Foram então apresentados dois nomes: José Barsabás, que também era conhecido como Justo, e Matias.
Eles então oraram:
– Senhor, que conhece o coração de todos, mostre qual destes dois o senhor escolheu para tomar parte deste encargo do apostolado, do qual Judas se desviou para ir ao seu devido lugar.
Fizeram então um sorteio com os nomes, e a sorte caiu sobre Matias; ele foi assim somado aos onze apóstolos.
Atos 1:15-26


Então, enquanto aguardam a chegada do dom do céu que iria ensiná-los a ser testemunhas, ocorre aos discípulos, para preencher o silêncio, decidir por si mesmos o que é ser uma.
Ressentindo-se da lacuna deixada pela traição do Iscariotes, Pedro levanta-se e propõe (citando versos vagamente contraditórios do livro de Salmos) que o grupo reunido escolha um dos discípulos para unir-se aos onze apóstolos restantes, de modo a completar "o grupo dos doze".
Não se deixe enganar pela singeleza da narração: trata-se de ocasião tremendamente momentosa, que derramará profundas fissuras Novo Testamento adentro. Pedro não está aqui apenas advogando a consistência numérica ou tentando preservar de modo inocente uma tradição iniciada por Jesus. O que acontece é mais ambicioso e mais prenhe de conseqüências.
Pedro está, por iniciativa própria, definindo o que Jesus queria dizer – e com que estava falando – quando observou, antes da ascensão: "vocês receberão o poder do Espírito Santo e serão minhas testemunhas". Selecionar é interpretar, e Pedro pede que encontrem "um homem que acompanhou os doze durante todo o tempo em que Jesus conviveu com eles, a começar do batismo de João até o dia em que ele foi recebido no alto diante deles". Embora fosse provavelmente seletiva o bastante para eliminar a maior parte dos discipulos reunidos naquele dia, essa descrição não é definição de Pedro de uma testemunha, mas de um candidato a testemunha.
Quando dois nomes são indicados, o grupo vê-se obrigado a eliminar um – visto que na interpretação de Pedro os apóstolos divinamente apontados não poderão ser mais do que doze, conforme a configuração original.
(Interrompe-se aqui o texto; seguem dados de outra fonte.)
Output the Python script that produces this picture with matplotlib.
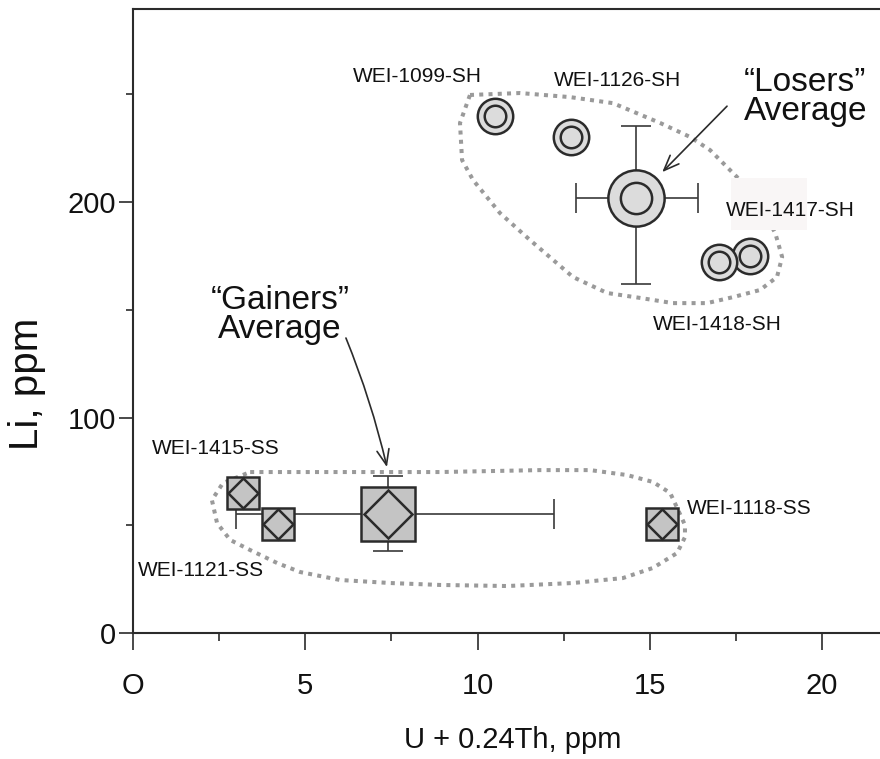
import matplotlib
matplotlib.use("Agg")
import matplotlib.pyplot as plt
from matplotlib.patches import Rectangle
from matplotlib.ticker import MultipleLocator, FixedFormatter, FixedLocator

# sample points: U + 0.24Th (ppm) vs Li (ppm)
loser_names = ["WEI-1099-SH", "WEI-1126-SH", "WEI-1417-SH", "WEI-1418-SH"]
loser_u = [10.5, 12.7, 17.9, 17.0]
loser_li = [240, 230, 175, 172]

gainer_names = ["WEI-1415-SS", "WEI-1121-SS", "WEI-1118-SS"]
gainer_u = [3.2, 4.2, 15.35]
gainer_li = [65, 50.5, 50.5]

# group averages with error ranges (minus, plus)
loser_avg_u, loser_avg_li = 14.6, 202
loser_err_u = [[1.75], [1.8]]
loser_err_li = [[40], [33.5]]

gainer_avg_u, gainer_avg_li = 7.4, 55.3
gainer_err_u = [[4.4], [4.83]]
gainer_err_li = [[17.3], [17.4]]

# dotted envelopes around each group
loser_env_u = [9.78, 11.23, 12.69, 13.93, 15.30, 16.17, 16.75, 17.53, 18.20, 18.64,
               18.84, 18.69, 18.20, 17.42, 16.66, 15.67, 14.72, 13.76, 12.77, 11.52,
               10.65, 9.87, 9.55, 9.49, 9.78]
loser_env_li = [249.7, 250.6, 248.7, 245.9, 236.7, 230.2, 224.1, 211.6, 198.6, 185.6,
                174.5, 165.2, 159.2, 155.9, 153.1, 153.1, 155.5, 157.8, 165.2, 182.4,
                194.9, 210.2, 219.5, 236.7, 249.7]
gainer_env_u = [3.40, 8.91, 11.81, 13.27, 14.34, 15.09, 15.59, 15.82, 16.02, 16.02,
                15.79, 15.09, 14.22, 12.77, 10.86, 8.91, 7.46, 6.01, 4.85, 4.18,
                3.40, 2.82, 2.44, 2.29, 2.61, 3.40]
gainer_env_li = [74.7, 74.7, 75.6, 75.6, 73.3, 70.1, 65.0, 57.1, 50.1, 44.5,
                 37.1, 30.2, 25.5, 23.2, 21.8, 22.3, 23.2, 24.6, 28.3, 32.5,
                 38.5, 43.2, 51.0, 61.7, 69.6, 74.7]

x_ticks = [0, 5, 10, 15, 20]
x_tick_labels = ["O", "5", "10", "15", "20"]
y_ticks = [0, 100, 200]
y_tick_labels = ["0", "100", "200"]

font = "Liberation Sans"
ink = "#2b2b2b"
txt = "#111111"
circle_fill = "#dcdcdc"
square_fill = "#c4c4c4"
env_color = "#9a9a9a"

fig = plt.figure(figsize=(8.8, 7.59), dpi=100)
ax = fig.add_axes([133 / 880, 126 / 759, 747 / 880, 624 / 759])
ax.set_xlim(0, 21.68)
ax.set_ylim(0, 289.6)

for side in ["left", "bottom", "top"]:
    ax.spines[side].set_linewidth(1.5)
    ax.spines[side].set_color(ink)
ax.spines["right"].set_visible(False)

ax.xaxis.set_major_locator(FixedLocator(x_ticks))
ax.xaxis.set_major_formatter(FixedFormatter(x_tick_labels))
ax.xaxis.set_minor_locator(MultipleLocator(2.5))
ax.yaxis.set_major_locator(FixedLocator(y_ticks))
ax.yaxis.set_major_formatter(FixedFormatter(y_tick_labels))
ax.yaxis.set_minor_locator(MultipleLocator(50))
ax.tick_params(which="both", direction="out", color=ink, width=1.2, top=False, right=False)
ax.tick_params(axis="x", which="major", length=12, pad=16, labelsize=21)
ax.tick_params(axis="x", which="minor", length=6)
ax.tick_params(axis="y", which="major", length=10, pad=2, labelsize=21)
ax.tick_params(axis="y", which="minor", length=5)
for lab in ax.get_xticklabels() + ax.get_yticklabels():
    lab.set_fontfamily(font)
    lab.set_color(txt)

ax.set_xlabel("U + 0.24Th, ppm", fontsize=21, family=font, color=txt, va="center")
ax.xaxis.set_label_coords(0.508, -0.172)
ax.set_ylabel("Li, ppm", fontsize=29, family=font, color=txt, va="center")
ax.yaxis.set_label_coords(-0.142, 0.40)

# envelopes
dot = (0, (1, 1.3))
ax.plot(loser_env_u, loser_env_li, color=env_color, lw=2.9, ls=dot, zorder=1)
ax.plot(gainer_env_u, gainer_env_li, color=env_color, lw=2.9, ls=dot, zorder=1)
ax.add_patch(Rectangle((17.36, 187), 2.2, 24, facecolor="#f9f6f6", edgecolor="none", zorder=2))

# error bars of the averages
ax.errorbar([loser_avg_u], [loser_avg_li], xerr=loser_err_u, yerr=loser_err_li, fmt="none",
            ecolor="#3a3a3a", elinewidth=1.2, capsize=11, capthick=1.2, zorder=3)
ax.errorbar([gainer_avg_u], [gainer_avg_li], xerr=gainer_err_u, yerr=gainer_err_li, fmt="none",
            ecolor="#3a3a3a", elinewidth=1.2, capsize=11, capthick=1.2, zorder=3)

# losers: double circles (1417 drawn before 1418 so 1418 sits on top)
for i in [0, 1, 2, 3]:
    ax.plot(loser_u[i], loser_li[i], "o", ms=25.5, mfc=circle_fill, mec=ink, mew=1.8, zorder=4 + i)
    ax.plot(loser_u[i], loser_li[i], "o", ms=15.5, mfc="none", mec=ink, mew=1.8, zorder=4 + i)
ax.plot(loser_avg_u, loser_avg_li, "o", ms=40.5, mfc=circle_fill, mec=ink, mew=1.8, zorder=9)
ax.plot(loser_avg_u, loser_avg_li, "o", ms=22.5, mfc="none", mec=ink, mew=1.8, zorder=9)

# gainers: squares with diamonds
for i in range(len(gainer_u)):
    ax.plot(gainer_u[i], gainer_li[i], "s", ms=23.4, mfc=square_fill, mec=ink, mew=1.8, zorder=4 + i)
    ax.plot(gainer_u[i], gainer_li[i], "D", ms=15, mfc="none", mec=ink, mew=1.8, zorder=4 + i)
ax.plot(gainer_avg_u, gainer_avg_li, "s", ms=39, mfc=square_fill, mec=ink, mew=1.8, zorder=9)
ax.plot(gainer_avg_u, gainer_avg_li, "D", ms=24.5, mfc="none", mec=ink, mew=1.8, zorder=9)

# sample labels
label_offsets = {
    "WEI-1099-SH": (-56, 28, "center"),
    "WEI-1126-SH": (34, 41, "center"),
    "WEI-1417-SH": (29.5, 33, "center"),
    "WEI-1418-SH": (-0.7, -45, "center"),
    "WEI-1415-SS": (-20, 32, "center"),
    "WEI-1121-SS": (-55, -33, "center"),
    "WEI-1118-SS": (18, 11, "left"),
}
for names, us, lis in [(loser_names, loser_u, loser_li), (gainer_names, gainer_u, gainer_li)]:
    for n, u, li in zip(names, us, lis):
        dx, dy, ha = label_offsets[n]
        ax.annotate(n, (u, li), xytext=(dx, dy), textcoords="offset points", ha=ha, va="center",
                    fontsize=15, family=font, color=txt, zorder=10)

# group average callouts
arrow = dict(arrowstyle="->,head_length=0.55,head_width=0.22", color=ink, lw=1.2,
             mutation_scale=20, shrinkA=0, shrinkB=0)
ax.text(19.51, 248.7, "\u201cLosers\u201d\nAverage", ha="center", va="center", fontsize=24,
        family=font, color=txt, linespacing=0.9, zorder=10)
ax.annotate("", xy=(15.36, 213.9), xytext=(17.24, 244.5), arrowprops=arrow, zorder=10)
ax.text(4.27, 147.6, "\u201cGainers\u201d\nAverage", ha="center", va="center", fontsize=24,
        family=font, color=txt, linespacing=0.9, zorder=10)
ax.annotate("", xy=(7.37, 77.0), xytext=(6.18, 136.9),
            arrowprops=dict(arrow, connectionstyle="arc3,rad=-0.04"), zorder=10)

fig.savefig("out.png", dpi=100)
O ajuntamento solicita austeramente a predileção divina e realiza um sorteio, que consagra Matias e elimina da corrida Barsabás – não que nem um nem outro voltem a ser mencionados na história.
Com isso fica claro de antemão, diante do grupo, que a condição de testemunha de Cristo é algo a que nem todos – na verdade, muito longe disso – podem almejar. Pedro estabelece tanto os requerimentos formais da posição quanto os limites da sua circunscrição – e assim, num golpe só, transforma uma idéia que Jesus deixara no ar numa muito rígida instituição.
Ficou estabelecida, nesse único gesto, a tradição que viria a ser conhecida como autoridade apostólica: a noção de que o círculo mais interno de doze discípulos (justamente por terem estado mais perto de Jesus, no sentido literal) desfrutava de uma espécie de inalienável aval divino. O parecer desse grupo de apóstolos passava a ser considerado inquestionável tanto em termos administrativos quanto teológicos. Dito sem rodeios, Jesus mal havia esfriado no túmulo e os discípulos já haviam inventado uma hierarquia (com o passar dos tempo, interpretou-se que essa autoridade ia sendo transferida para os novos discípulos que viveram mais perto deste círculo inicial de discípulos, e assim por diante até o infinito. A autoridade espiritual reduzira-se a traços de uma radioatividade original que ia se esvaindo).
Jesus dissera que os discípulos aguardassem o poder do alto, mas Pedro, do alto de sua posição, já está distribuindo poder. O que redime a história é que o Espírito de Cristo, onde quer que esteja nesse momento, tem outras idéias.